「8 パーセントのその前に」というエッセイ特集に、笑ってしまう。消費税の 3 パーセントの値上げが私たちにもたらす意味は、ということだ。特に文学的にと限定しなくても、なかなか難しい。
全体を読むと、何となく特に影響はないようだ、という結論めいたものに到達してしまう。それでは為政者の思うがままで、ブンガクはそれに抵抗しなくてはならないのでは、と思うが、正直なところ、カエサルのものはカエサルに、という気分に陥るしかない。
経済はもちろん、文学にも影響を与える。ジャーナリズムのあり方は当然だが、近代文学とはモダンのことで、モダンとは産業革命以降のことだ。批判するなら、労働者として搾取されたことを論じるわけだが、同時にそれは人をある程度は自由にもした。文学と深く関わるのは、自由のあり方である。金銭は計算できるので、そのぶん自由になる可能性が生まれる。文学と経済の関わり合いは、本当のところはここにしかない。
とすれば、消費税の 3 パーセントの値上げが、我々の自由度にどう影響するか、しか文芸誌では書きようがない。計算するなら、我々の自由度が 3 パーセントだけ削れるということになる。では、しかし 3 パーセントの自由度とは何か。
憲法を見ると、自由にはいくつかのフェーズがある。精神的自由、そこに含まれる信仰の自由、学問の自由、表現の自由。経済的自由に含まれる職業選択の自由、移動の自由、営業活動の自由。経済的自由には、程度に応じて足かせをはめることができる。公共の福祉のため、というやつだ。

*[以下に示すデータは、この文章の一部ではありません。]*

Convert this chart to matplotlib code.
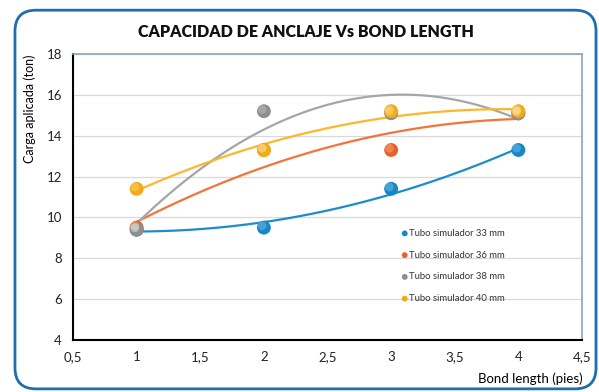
import numpy as np
import matplotlib.pyplot as plt
from matplotlib.patches import FancyBboxPatch
from matplotlib.transforms import offset_copy

plt.rcParams['font.family'] = ['Lato', 'DejaVu Sans']

bond_length = [1, 2, 3, 4]
tubo_33 = [9.4, 9.5, 11.4, 13.3]
tubo_36 = [9.5, 13.3, 13.3, 15.1]
tubo_38 = [9.4, 15.2, 15.1, 15.1]
tubo_40 = [11.4, 13.3, 15.2, 15.2]

series = [
    ("Tubo simulador 33 mm", tubo_33, '#1686c6', '#1c8ccc'),
    ("Tubo simulador 36 mm", tubo_36, '#e8612a', '#f2743b'),
    ("Tubo simulador 38 mm", tubo_38, '#8e8e8e', '#a6a6a6'),
    ("Tubo simulador 40 mm", tubo_40, '#f2ab12', '#fdb72a'),
]

fig = plt.figure(figsize=(5.99, 3.92), dpi=100)
ax = fig.add_axes([0.1219, 0.1327, 0.8497, 0.7296])

# marco redondeado
frame = FancyBboxPatch((0.025, 0.008), 0.97, 0.966, boxstyle="round,pad=0,rounding_size=0.035",
                       transform=fig.transFigure, fill=False, edgecolor='#1f6fae', linewidth=2,
                       mutation_aspect=599 / 392, zorder=0)
fig.patches.append(frame)

hl = offset_copy(ax.transData, fig=fig, x=-1.3, y=1.3, units='points')

xs = np.linspace(1, 4, 200)
for label, y, mcolor, lcolor in series:
    # linea de tendencia polinomica (orden 2)
    coef = np.polyfit(bond_length, y, 2)
    ax.plot(xs, np.polyval(coef, xs), color=lcolor, lw=1.6, zorder=2)
for label, y, mcolor, lcolor in series:
    ax.scatter(bond_length, y, s=100, color=mcolor, edgecolors='none', zorder=3, label=label)
    ax.scatter(bond_length, y, s=40, color='white', alpha=0.22, edgecolors='none', zorder=4,
               transform=hl)

ax.set_xlim(0.5, 4.5)
ax.set_ylim(4, 18)
ax.set_xticks(np.arange(0.5, 4.6, 0.5))
ax.set_xticklabels(['0,5', '1', '1,5', '2', '2,5', '3', '3,5', '4', '4,5'])
ax.set_yticks(range(4, 19, 2))
ax.tick_params(length=0, labelsize=9.5, colors='#222222', pad=8)
ax.yaxis.grid(True, color='#d9d9d9', lw=0.9)
ax.set_axisbelow(True)
for s in ['left', 'bottom']:
    ax.spines[s].set_color('black')
    ax.spines[s].set_linewidth(1.5)
for s in ['top', 'right']:
    ax.spines[s].set_color('#8aa6bd')
    ax.spines[s].set_linewidth(1.2)

fig.text(0.51, 0.918, 'CAPACIDAD DE ANCLAJE Vs BOND LENGTH', ha='center', va='center',
         fontsize=11.5, fontweight='heavy', color='#111111')
fig.text(0.05, 0.862, 'Carga aplicada (ton)', rotation=90, ha='center', va='top', fontsize=9)
fig.text(0.972, 0.035, 'Bond length (pies)', ha='right', va='center', fontsize=9.5)

leg = ax.legend(loc='upper left', bbox_to_anchor=(0.635, 0.405), frameon=False, fontsize=6.8,
                markerscale=0.42, handletextpad=0.1, handlelength=0.8, labelspacing=1.35,
                borderpad=0)
for t in leg.get_texts():
    t.set_color('#333333')

fig.savefig('out.png', dpi=100)
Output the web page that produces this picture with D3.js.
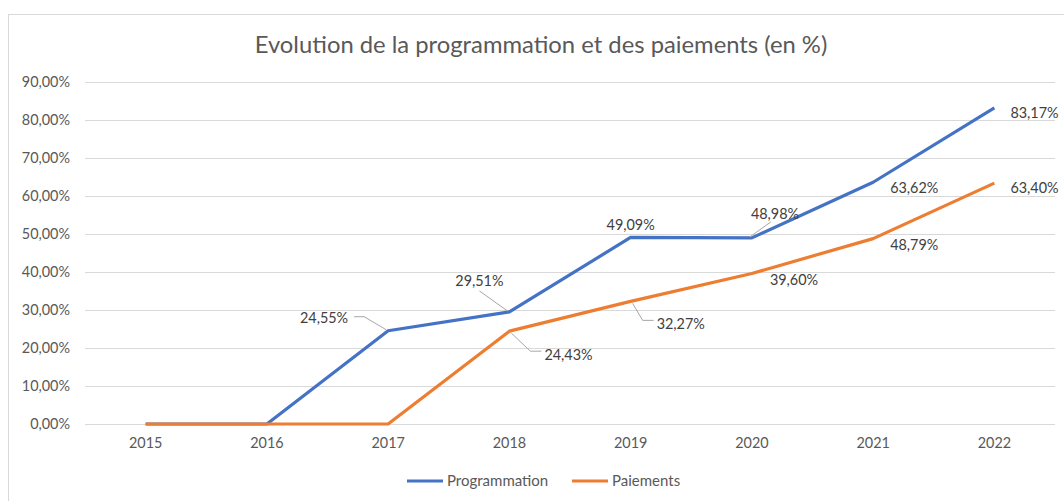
<!DOCTYPE html>
<html>
<head>
<meta charset="utf-8">
<script src="https://cdn.jsdelivr.net/npm/d3@7"></script>
<style>
  body { margin: 0; background: #fff; }
  svg { display: block; font-family: Lato, "Open Sans", sans-serif; }
</style>
</head>
<body>
<div id="chart"></div>
<script>
const width = 1064;
const height = 501;

const years = ["2015", "2016", "2017", "2018", "2019", "2020", "2021", "2022"];
const programmation = [0, 0, 24.55, 29.51, 49.09, 48.98, 63.62, 83.17];
const paiements = [0, 0, 0, 24.43, 32.27, 39.60, 48.79, 63.40];
const yTicks = [0, 10, 20, 30, 40, 50, 60, 70, 80, 90];

// which points get a label, and where it goes (dx, dy from the point, anchor, leader)
const progLabels = [
  null, null,
  { dx: -40, dy: -13, anchor: "end", leader: true },
  { dx: -30, dy: -31, anchor: "middle", leader: true },
  { dx: 0, dy: -12, anchor: "middle" },
  { dx: -1, dy: -24, anchor: "start", leader: true },
  { dx: 17, dy: 6, anchor: "start" },
  { dx: 16, dy: 5, anchor: "start" }
];
const paieLabels = [
  null, null, null,
  { dx: 35, dy: 24, anchor: "start", leader: true },
  { dx: 26, dy: 23, anchor: "start", leader: true },
  { dx: 18, dy: 6, anchor: "start" },
  { dx: 17, dy: 6, anchor: "start" },
  { dx: 16, dy: 5, anchor: "start" }
];

const series = [
  { name: "Programmation", values: programmation, color: "#4472C4", labels: progLabels },
  { name: "Paiements", values: paiements, color: "#ED7D31", labels: paieLabels }
];

const fmt = v => v.toFixed(2).replace(".", ",") + "%";

const margin = { left: 85, right: 9, top: 82, bottom: 77 };
const fontSize = "14.4px";

const x = d3.scaleBand()
  .domain(years)
  .range([margin.left, width - margin.right]);

const y = d3.scaleLinear()
  .domain([0, 90])
  .range([height - margin.bottom, margin.top]);

const svg = d3.select("#chart").append("svg")
  .attr("width", width)
  .attr("height", height);

// chart border
svg.append("rect")
  .attr("x", 8.5).attr("y", 14.5)
  .attr("width", width + 10).attr("height", height)
  .attr("fill", "none")
  .attr("stroke", "#d9d9d9");

svg.append("text")
  .attr("x", 541)
  .attr("y", 53)
  .attr("text-anchor", "middle")
  .style("font-size", "23.8px")
  .style("fill", "#595959")
  .text("Evolution de la programmation et des paiements (en %)");

// gridlines
svg.append("g")
  .selectAll("line")
  .data(yTicks)
  .join("line")
    .attr("x1", margin.left)
    .attr("x2", width - margin.right)
    .attr("y1", d => Math.round(y(d)) + 0.5)
    .attr("y2", d => Math.round(y(d)) + 0.5)
    .attr("stroke", "#d9d9d9")
    .attr("stroke-width", 1);

// y axis labels
const yAxis = svg.append("g")
  .attr("transform", `translate(${margin.left - 15},0)`)
  .call(d3.axisLeft(y).tickValues(yTicks).tickSize(0).tickFormat(fmt));
yAxis.select(".domain").remove();
yAxis.selectAll("text")
  .attr("x", 0)
  .attr("dy", "0.34em")
  .style("font-family", "Lato, 'Open Sans', sans-serif")
  .style("font-size", fontSize)
  .style("fill", "#595959");

// x axis labels
const xAxis = svg.append("g")
  .attr("transform", `translate(0,${y(0)})`)
  .call(d3.axisBottom(x).tickSize(0).tickPadding(14));
xAxis.select(".domain").remove();
xAxis.selectAll("text")
  .style("font-family", "Lato, 'Open Sans', sans-serif")
  .style("font-size", fontSize)
  .style("fill", "#595959");

const cx = i => x(years[i]) + x.bandwidth() / 2;

const line = d3.line()
  .x((d, i) => cx(i))
  .y(d => y(d));

svg.append("g")
  .selectAll("path")
  .data(series)
  .join("path")
    .attr("d", d => line(d.values))
    .attr("fill", "none")
    .attr("stroke", d => d.color)
    .attr("stroke-width", 3.2)
    .attr("stroke-linejoin", "round");

// data labels
series.forEach(s => {
  const pts = s.values.map((v, i) => ({ v, i, lab: s.labels[i] })).filter(p => p.lab);
  const g = svg.append("g");

  pts.filter(p => p.lab.leader).forEach(p => {
    const px = cx(p.i), py = y(p.v);
    const tx = px + p.lab.dx, ty = py + p.lab.dy;
    let pathD;
    if (p.lab.anchor === "end") {
      pathD = `M${tx + 6},${ty - 1}H${tx + 16}L${px - 2},${py - 1}`;
    } else if (p.lab.anchor === "middle") {
      pathD = `M${tx},${ty + 10}L${px - 2},${py - 1}`;
    } else if (p.lab.dy < 0) {
      pathD = `M${tx + 20},${ty + 8}L${px - 2},${py - 1}`;
    } else {
      pathD = `M${px + 2},${py + 2}L${tx - 14},${ty - 4}H${tx - 3}`;
    }
    g.append("path")
      .attr("d", pathD)
      .attr("fill", "none")
      .attr("stroke", "#a6a6a6")
      .attr("stroke-width", 1);
  });

  g.selectAll("text")
    .data(pts)
    .join("text")
      .attr("x", p => cx(p.i) + p.lab.dx)
      .attr("y", p => y(p.v) + p.lab.dy)
      .attr("dy", "0.35em")
      .attr("text-anchor", p => p.lab.anchor)
      .style("font-size", fontSize)
      .style("fill", "#404040")
      .text(p => fmt(p.v));
});

// legend
const legend = svg.append("g")
  .attr("transform", `translate(407,481)`);
const items = legend.selectAll("g")
  .data(series)
  .join("g")
    .attr("transform", (d, i) => `translate(${i * 165},0)`);
items.append("line")
  .attr("x1", 0).attr("x2", 36)
  .attr("stroke", d => d.color)
  .attr("stroke-width", 3.2);
items.append("text")
  .attr("x", 40)
  .attr("dy", "0.35em")
  .style("font-size", "15px")
  .style("fill", "#595959")
  .text(d => d.name);
</script>
</body>
</html>
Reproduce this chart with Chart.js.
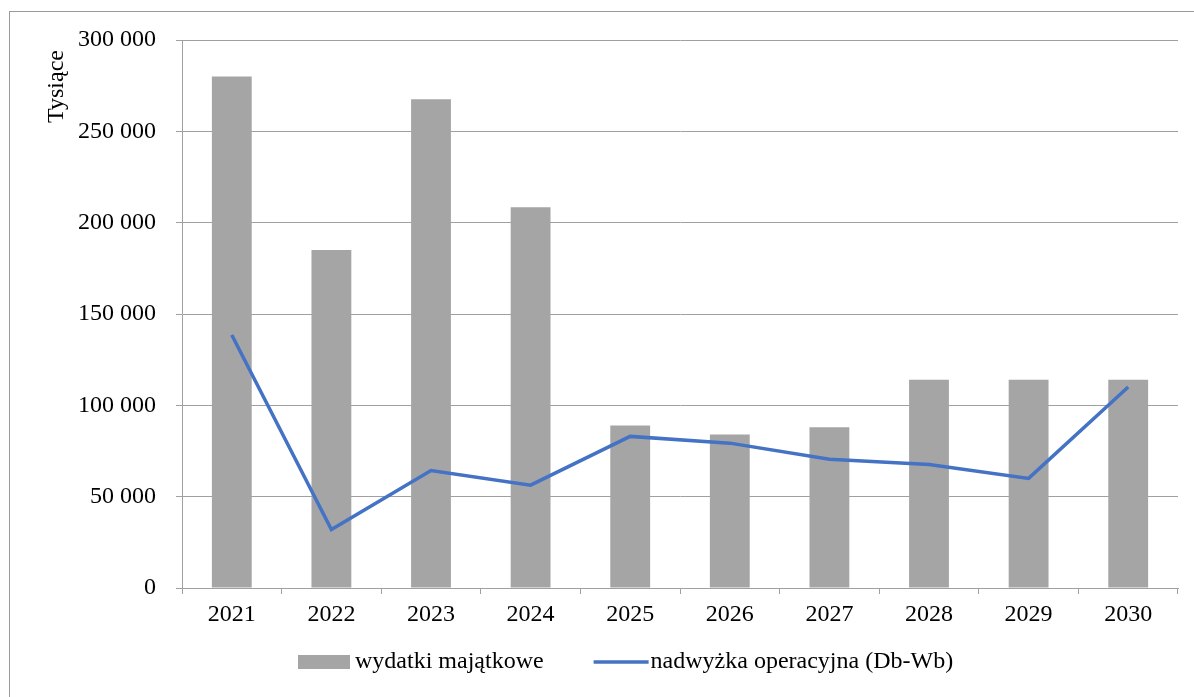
<!DOCTYPE html>
<html>
<head>
<meta charset="utf-8">
<script src="https://cdn.jsdelivr.net/npm/chart.js@4"></script>
<style>
  html, body { margin: 0; padding: 0; background: #fff; }
  #frame {
    position: absolute; left: 9px; top: 11px;
    width: 1185px; height: 686px; box-sizing: border-box;
    border-top: 1px solid #9a9a9a; border-left: 1px solid #9a9a9a;
  }
  #chart { display: block; }
</style>
</head>
<body>
<div id="frame"><canvas id="chart"></canvas></div>
<script>
/* Data (values in thousands) */
let years = ['2021', '2022', '2023', '2024', '2025', '2026', '2027', '2028', '2029', '2030']
let wydatkiMajatkowe = [280000, 185000, 267500, 208500, 89000, 84000, 88000, 114000, 114000, 114000]
let nadwyzkaOperacyjna = [138500, 32000, 64300, 56300, 83000, 79300, 70500, 67600, 60000, 110000]
let yTicks = [0, 50000, 100000, 150000, 200000, 250000, 300000]
let yTitle = 'Tysiące'

let font = { family: "'Liberation Serif', 'Times New Roman', serif", size: 24 }
let gridGray = '#a0a0a0'

// "300 000" style -- space as thousands separator
function formatNumber(v) {
    return String(v).replace(/\B(?=(\d{3})+(?!\d))/g, ' ')
}

/* Unit label, rotated, sitting just under the top of the value axis */
let unitLabel = {
    id: 'unitLabel',
    afterDraw: function(chart) {
        let c = chart.ctx
        c.save()
        c.font = font.size + 'px ' + font.family
        c.fillStyle = '#000'
        c.textAlign = 'right'
        c.textBaseline = 'middle'
        c.translate(47, chart.chartArea.top + 10)
        c.rotate(-Math.PI / 2)
        c.fillText(yTitle, 0, 0)
        c.restore()
    }
}

/* Legend drawn by hand: Excel style, marker right next to the text */
let bottomLegend = {
    id: 'bottomLegend',
    afterDraw: function(chart) {
        let c = chart.ctx
        let sets = [chart.data.datasets[1], chart.data.datasets[0]]  // bar first
        let boxW = [52, 55]
        let textGap = [5, 2]
        let itemGap = 50
        let x = 288
        let y = 650

        c.save()
        c.font = font.size + 'px ' + font.family
        c.textBaseline = 'middle'

        sets.forEach(function(ds, i) {
            if (ds.type === 'bar') {
                c.fillStyle = ds.backgroundColor
                c.fillRect(x, y - 7, boxW[i], 14)
            } else {
                c.strokeStyle = ds.borderColor
                c.lineWidth = ds.borderWidth
                c.beginPath()
                c.moveTo(x, y)
                c.lineTo(x + boxW[i], y)
                c.stroke()
            }
            x += boxW[i] + textGap[i]
            c.fillStyle = '#000'
            c.fillText(ds.label, x, y)
            x += c.measureText(ds.label).width + itemGap
        })
        c.restore()
    }
}

let ctx = document.querySelector('#chart').getContext('2d')

new Chart(ctx, {
    data: {
        labels: years,
        datasets: [
            {
                type: 'line',
                label: 'nadwyżka operacyjna (Db-Wb)',
                data: nadwyzkaOperacyjna,
                borderColor: '#4472c4',
                backgroundColor: '#4472c4',
                borderWidth: 3.5,
                pointRadius: 0,
                tension: 0,
                order: 0
            },
            {
                type: 'bar',
                label: 'wydatki majątkowe',
                data: wydatkiMajatkowe,
                backgroundColor: '#a5a5a5',
                categoryPercentage: 1,
                barPercentage: 0.4,
                order: 1
            }
        ]
    },
    plugins: [unitLabel, bottomLegend],
    options: {
        responsive: true,
        maintainAspectRatio: false,
        animation: false,
        layout: { padding: { top: 28, right: 16, left: 0, bottom: 0 } },
        plugins: {
            tooltip: { enabled: false },
            legend: { display: false }
        },
        scales: {
            x: {
                grid: {
                    offset: true,
                    drawOnChartArea: false,
                    drawTicks: true,
                    tickLength: 6,
                    color: gridGray
                },
                border: { color: gridGray },
                ticks: { font: font, color: '#000', padding: 6, maxRotation: 0 },
                afterFit: function(scale) { scale.height = 109 }
            },
            y: {
                min: 0,
                max: 300000,
                afterBuildTicks: function(scale) {
                    scale.ticks = yTicks.map(function(v) { return { value: v } })
                },
                grid: { color: gridGray, tickLength: 6 },
                border: { color: gridGray },
                ticks: {
                    font: font,
                    color: '#000',
                    padding: 20,
                    callback: function(value) { return formatNumber(value) }
                },
                afterFit: function(scale) {
                    scale.width = 172
                    scale.paddingTop = 0  // label padding would push the plot down
                }
            }
        }
    }
})
</script>
</body>
</html>
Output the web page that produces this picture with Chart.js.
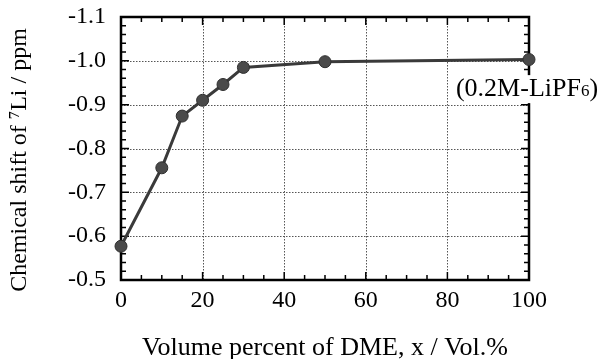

そしてもちろん、保証された人権としての自由とは別に、納税の義務はある。基本的人権は人として保証されているが、納税の義務は国民として課せられているものだ。「人」と「国民」、これは同じ一人の人間を異なる範疇で捉えている。こういう「審級の異なる」ステージですり替えが起きて、文芸ジャーナリズムは混乱してきた。曰く、「餓えた子供の前で文学は可能か」であるとか、男性に迫害される女性の登場人物を描くことが「女性蔑視」であるとか。
そこからすると「8 パーセントのその前に」という特集は罪がなく、それ以上に、そういう混乱の根元を指し示す効果すらあると思える。何となく歯切れの悪いエッセイの数々は、狙いに反して(あるいは狙い通りに)、本当のところ、あんまし関係ねーな、と吐露してしまっているからだ。
自由には様々なフェーズがあり、それらは互いに完全に無関係ではないものの、それぞれ独立している。各種の自由について、自由か自由でないか、二つに一つだ。自由度とは、どの種の自由を手にしているか、ということに過ぎず、3 パーセント分の自由度が増したり減ったりすることはない。
そして手にした自由を自覚し、謳歌できるかどうかは本人の意識にかかっている。3 パーセント値上げされたら、買わないという自由がある。それがより貧しくなることかどうかも、本人次第。文学という個を基準にするものからしたら、それしか言いようはない。それによって落ちる売り上げと、できる数兆円の財源をどう使うか、というマスにしか問題はないのだ。